Nevertheless, the “dependency model” of the Democratic Party continues to be promoted. The 2009 Stimulus Bill passed by the Democrats created financial incentives for states to increase the number of people on welfare, reversing the successful welfare reform of the 1990s.
Although Democrats would vehemently deny it, it seems they are determined to maintain the status quo of substandard education in black communities as well. For example, they have consistently opposed school choice opportunity scholarships (vouchers) that would help black children get out of failing schools.
Why? Because Democrats care more about the teachers unions than doing what’s best for our children.
That affection between the Democrat Party and the teachers union is reciprocal. According to the non-partisan Center for Responsive Politics, between 1990 and 2008, the National Education Association – the largest teachers union in the country – contributed 93 percent of its massive campaign donations to the Democrat Party.

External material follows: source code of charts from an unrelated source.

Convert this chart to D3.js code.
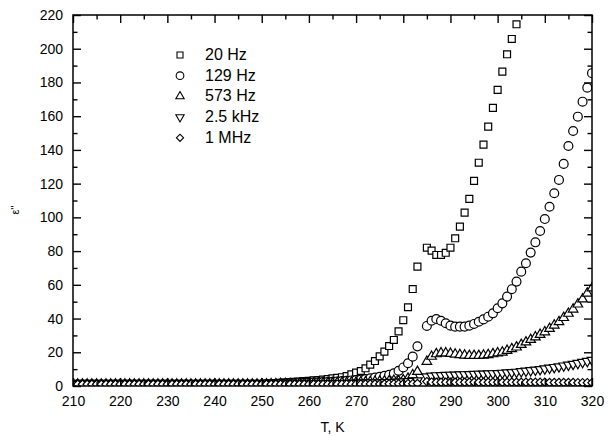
<!DOCTYPE html>
<html>
<head>
<meta charset="utf-8">
<script src="https://cdn.jsdelivr.net/npm/d3@7"></script>
<style>
  body { margin: 0; background: #fff; }
  text { font-family: "Liberation Sans", Arial, sans-serif; fill: #000; }
</style>
</head>
<body>
<svg class="chart"></svg>
<script>
let width = 611,
  height = 437;

// temperatures (K) - no point measured at 284
let temps = [210, 211, 212, 213, 214, 215, 216, 217, 218, 219, 220, 221, 222, 223, 224, 225, 226, 227, 228, 229,
  230, 231, 232, 233, 234, 235, 236, 237, 238, 239, 240, 241, 242, 243, 244, 245, 246, 247, 248, 249,
  250, 251, 252, 253, 254, 255, 256, 257, 258, 259, 260, 261, 262, 263, 264, 265, 266, 267, 268, 269,
  270, 271, 272, 273, 274, 275, 276, 277, 278, 279, 280, 281, 282, 283, 285, 286, 287, 288, 289, 290,
  291, 292, 293, 294, 295, 296, 297, 298, 299, 300, 301, 302, 303, 304, 305, 306, 307, 308, 309, 310,
  311, 312, 313, 314, 315, 316, 317, 318, 319, 320];

// eps'' for each frequency, same order as temps
let hz20 = [1.0, 1.0, 1.0, 1.0, 1.0, 1.0, 1.0, 1.0, 1.0, 1.0, 1.0, 1.0, 1.0, 1.0, 1.0, 1.0, 1.0, 1.0, 1.0, 1.0,
  1.0, 1.0, 1.0, 1.0, 1.0, 1.0, 1.0, 1.0, 1.0, 1.0, 1.0, 1.0, 1.0, 1.0, 1.0, 1.0, 1.2, 1.2, 1.2, 1.2,
  1.2, 1.4, 1.5, 1.7, 1.9, 2.1, 2.3, 2.5, 2.7, 2.9, 3.1, 3.3, 3.5, 3.8, 4.1, 4.5, 4.8, 5.2, 5.9, 6.9,
  7.9, 8.9, 10.5, 12.7, 14.8, 17.6, 20.4, 23.7, 27.3, 32.4, 39.0, 46.7, 57.5, 70.8, 82.0, 80.3, 77.7, 77.7, 79.0, 82.0,
  87.6, 94.5, 102.8, 111.0, 121.6, 132.4, 143.1, 153.8, 164.9, 175.6, 186.4, 196.7, 205.8, 214.5];

let hz129 = [1.0, 1.0, 1.0, 1.0, 1.0, 1.0, 1.0, 1.0, 1.0, 1.0, 1.0, 1.0, 1.0, 1.0, 1.0, 1.0, 1.0, 1.0, 1.0, 1.0,
  1.0, 1.0, 1.0, 1.0, 1.0, 1.0, 1.0, 1.0, 1.0, 1.0, 1.0, 1.0, 1.0, 1.0, 1.0, 1.0, 1.0, 1.0, 1.0, 1.0,
  1.0, 1.1, 1.2, 1.3, 1.4, 1.5, 1.6, 1.7, 1.8, 1.9, 2.0, 2.1, 2.2, 2.3, 2.4, 2.5, 2.7, 2.9, 3.1, 3.3,
  3.5, 3.8, 4.1, 4.5, 5.0, 5.5, 6.0, 6.6, 7.5, 9.0, 11.0, 13.5, 17.4, 23.5, 35.6, 38.7, 39.7, 38.7, 37.2, 35.8,
  35.2, 35.2, 35.2, 35.8, 36.8, 38.1, 39.5, 41.1, 43.1, 46.1, 49.0, 53.0, 57.4, 61.9, 67.8, 72.8, 79.1, 85.2, 91.9, 99.0,
  106.3, 114.3, 122.2, 131.7, 142.3, 151.2, 159.7, 168.6, 176.9, 185.5];

let hz573 = [1.0, 1.0, 1.0, 1.0, 1.0, 1.0, 1.0, 1.0, 1.0, 1.0, 1.0, 1.0, 1.0, 1.0, 1.0, 1.0, 1.0, 1.0, 1.0, 1.0,
  1.0, 1.0, 1.0, 1.0, 1.0, 1.0, 1.0, 1.0, 1.0, 1.0, 1.0, 1.0, 1.0, 1.0, 1.0, 1.0, 1.0, 1.0, 1.0, 1.0,
  1.0, 1.1, 1.2, 1.2, 1.3, 1.3, 1.4, 1.4, 1.5, 1.5, 1.6, 1.6, 1.7, 1.7, 1.8, 1.8, 1.9, 2.0, 2.0, 2.1,
  2.2, 2.3, 2.4, 2.5, 2.6, 2.7, 2.8, 3.0, 3.2, 3.0, 3.5, 4.5, 6.5, 8.5, 14.5, 17.5, 19.0, 19.5, 19.5, 19.2,
  18.8, 18.5, 18.2, 18.0, 18.0, 18.0, 18.2, 18.5, 19.0, 19.5, 20.0, 21.0, 22.0, 23.0, 24.5, 26.0, 27.5, 29.0, 30.5, 32.0,
  34.0, 36.0, 38.0, 40.5, 43.0, 45.5, 48.5, 51.5, 55.0, 58.0];

let khz25 = [1.0, 1.0, 1.0, 1.0, 1.0, 1.0, 1.0, 1.0, 1.0, 1.0, 1.0, 1.0, 1.0, 1.0, 1.0, 1.0, 1.0, 1.0, 1.0, 1.0,
  1.0, 1.0, 1.0, 1.0, 1.0, 1.0, 1.0, 1.0, 1.0, 1.0, 1.0, 1.0, 1.0, 1.0, 1.0, 1.0, 1.0, 1.0, 1.0, 1.0,
  1.0, 1.0, 1.1, 1.1, 1.1, 1.2, 1.2, 1.2, 1.3, 1.3, 1.3, 1.4, 1.4, 1.4, 1.5, 1.5, 1.5, 1.6, 1.6, 1.7,
  1.7, 1.8, 1.8, 1.9, 1.9, 2.0, 2.1, 2.2, 2.3, 2.4, 2.5, 2.7, 2.9, 3.2, 5.5, 6.0, 6.2, 6.3, 6.4, 6.5,
  6.6, 6.7, 6.8, 6.9, 7.0, 7.1, 7.2, 7.3, 7.4, 7.5, 7.7, 7.9, 8.1, 8.3, 8.6, 8.9, 9.2, 9.5, 9.9, 10.3,
  10.7, 11.1, 11.5, 12.0, 12.5, 13.0, 13.5, 14.1, 14.7, 15.3];

let mhz1 = [1.0, 1.0, 1.0, 1.0, 1.0, 1.0, 1.0, 1.0, 1.0, 1.0, 1.0, 1.0, 1.0, 1.0, 1.0, 1.0, 1.0, 1.0, 1.0, 1.0,
  1.0, 1.0, 1.0, 1.0, 1.0, 1.0, 1.0, 1.0, 1.0, 1.0, 1.0, 1.0, 1.0, 1.0, 1.0, 1.0, 1.0, 1.0, 1.0, 1.0,
  1.0, 1.0, 1.0, 1.0, 1.0, 1.0, 1.0, 1.0, 1.0, 1.0, 1.0, 1.0, 1.0, 1.0, 1.0, 1.0, 1.1, 1.1, 1.1, 1.1,
  1.1, 1.1, 1.2, 1.2, 1.2, 1.2, 1.2, 1.3, 1.3, 1.3, 1.3, 1.4, 1.4, 1.5, 2.6, 2.3, 2.2, 2.2, 2.2, 2.2,
  2.2, 2.2, 2.2, 2.2, 2.2, 2.2, 2.2, 2.2, 2.2, 2.2, 2.2, 2.2, 2.2, 2.2, 2.2, 2.2, 2.2, 2.2, 2.2, 2.2,
  2.1, 2.1, 2.1, 2.1, 2.1, 2.1, 2.0, 2.0, 2.0, 2.0];

let seriesNames = ["20 Hz", "129 Hz", "573 Hz", "2.5 kHz", "1 MHz"];
let seriesValues = [hz20, hz129, hz573, khz25, mhz1];
// diamond = square turned 45 degrees, so it is as wide as it is tall
let seriesSymbols = [d3.symbolSquare, d3.symbolCircle, d3.symbolTriangle, d3.symbolTriangle, d3.symbolSquare];
let symbolSizes = [48, 62, 40, 40, 34];
let symbolRotate = [0, 0, 0, 180, 45];

let xTicks = [210, 220, 230, 240, 250, 260, 270, 280, 290, 300, 310, 320];
let yTicks = [0, 20, 40, 60, 80, 100, 120, 140, 160, 180, 200, 220];
let minorX = [215, 225, 235, 245, 255, 265, 275, 285, 295, 305, 315];
let minorY = [10, 30, 50, 70, 90, 110, 130, 150, 170, 190, 210];

let margin = { left: 73, right: 19, top: 15, bottom: 51 };

let x = d3.scaleLinear().domain([210, 320]).range([margin.left, width - margin.right]);
let y = d3.scaleLinear().domain([0, 220]).range([height - margin.bottom, margin.top]);

let svg = d3.select(".chart").attr("width", width).attr("height", height);

svg.append("clipPath").attr("id", "clip")
  .append("rect")
  .attr("x", margin.left).attr("y", margin.top)
  .attr("width", width - margin.left - margin.right)
  .attr("height", height - margin.top - margin.bottom);

// the points
let plot = svg.append("g").attr("clip-path", "url(#clip)");
seriesValues.forEach(function (vals, s) {
  let sym = d3.symbol().type(seriesSymbols[s]).size(symbolSizes[s]);
  plot.selectAll(".s" + s)
    .data(vals)
    .enter()
    .append("path")
    .attr("class", "s" + s)
    .attr("d", sym)
    .attr("transform", function (d, i) {
      return "translate(" + x(temps[i]) + "," + y(d) + ") rotate(" + symbolRotate[s] + ")";
    })
    .attr("fill", "#fff")
    .attr("stroke", "#000")
    .attr("stroke-width", 1.2);
});

// axes, ticks pointing inward on all four sides
function drawAxis(axisFn, scale, major, minor, tx, ty, labels, pad) {
  let g = svg.append("g").attr("transform", "translate(" + tx + "," + ty + ")");
  g.call(axisFn(scale).tickValues(major).tickSize(-8).tickPadding(pad)
    .tickFormat(labels ? d3.format("d") : ""));
  g.append("g").call(axisFn(scale).tickValues(minor).tickSize(-4.5).tickFormat(""));
  g.selectAll(".domain").remove();
  g.selectAll("line").attr("stroke", "#000").attr("stroke-width", 1.4);
  g.selectAll("text").style("font-size", "14px").attr("fill", "#000");
}

drawAxis(d3.axisBottom, x, xTicks, minorX, 0, y(0), true, 10);
drawAxis(d3.axisTop, x, xTicks, minorX, 0, y(220), false, 0);
drawAxis(d3.axisLeft, y, yTicks, minorY, x(210), 0, true, 10);
drawAxis(d3.axisRight, y, yTicks, minorY, x(320), 0, false, 0);

svg.append("rect")
  .attr("x", x(210)).attr("y", y(220))
  .attr("width", x(320) - x(210)).attr("height", y(0) - y(220))
  .attr("fill", "none").attr("stroke", "#000").attr("stroke-width", 1.5);

// axis titles
svg.append("text")
  .attr("x", (x(210) + x(320)) / 2).attr("y", 432)
  .attr("text-anchor", "middle")
  .style("font-size", "14px")
  .text("T, K");

svg.append("text")
  .attr("transform", "translate(19,210) rotate(-90)")
  .attr("text-anchor", "middle")
  .style("font-size", "11px")
  .text("ε''");

// legend
let legend = svg.append("g");
seriesNames.forEach(function (name, s) {
  let ly = 55 + s * 20.7;
  legend.append("path")
    .attr("d", d3.symbol().type(seriesSymbols[s]).size(symbolSizes[s] * 0.75))
    .attr("transform", "translate(180," + ly + ") rotate(" + symbolRotate[s] + ")")
    .attr("fill", "#fff").attr("stroke", "#000").attr("stroke-width", 1.1);
  legend.append("text")
    .attr("x", 205).attr("y", ly + 5)
    .style("font-size", "16px")
    .text(name);
});
</script>
</body>
</html>
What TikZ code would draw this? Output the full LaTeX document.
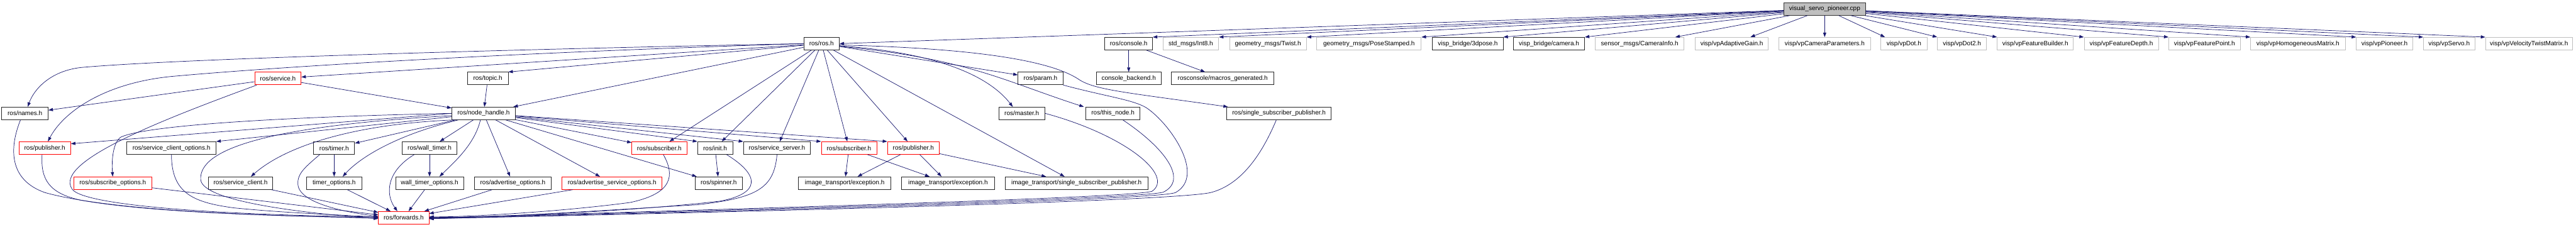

Today’s black Americans have been duped into believing the myth that the Democrat Party has been the one historically working in their best interests. In reality, Democrat policies from the Great Society onward have convinced black Americans they are victims. This Democratically-fostered mentality has contributed greatly to keeping much of black America mired in poverty, single parenthood and dependency on the government. Democrats define this government dependency as “compassion” and there lies the difference between that political party and Republicans: Democrats are more interested in keeping blacks on government programs – thereby securing their votes – while Republicans are more interested in getting people off government programs via job training and educational freedom.
Black Americans might want to learn who really looked out for their interests in the past – and who’s looking out for their interests in the present. The choice is stark: black Americans can stay with the Democrat Party, which has given them 40 years of dependency, or move toward the Republican Party, which promotes individual responsibility, freedom and prosperity.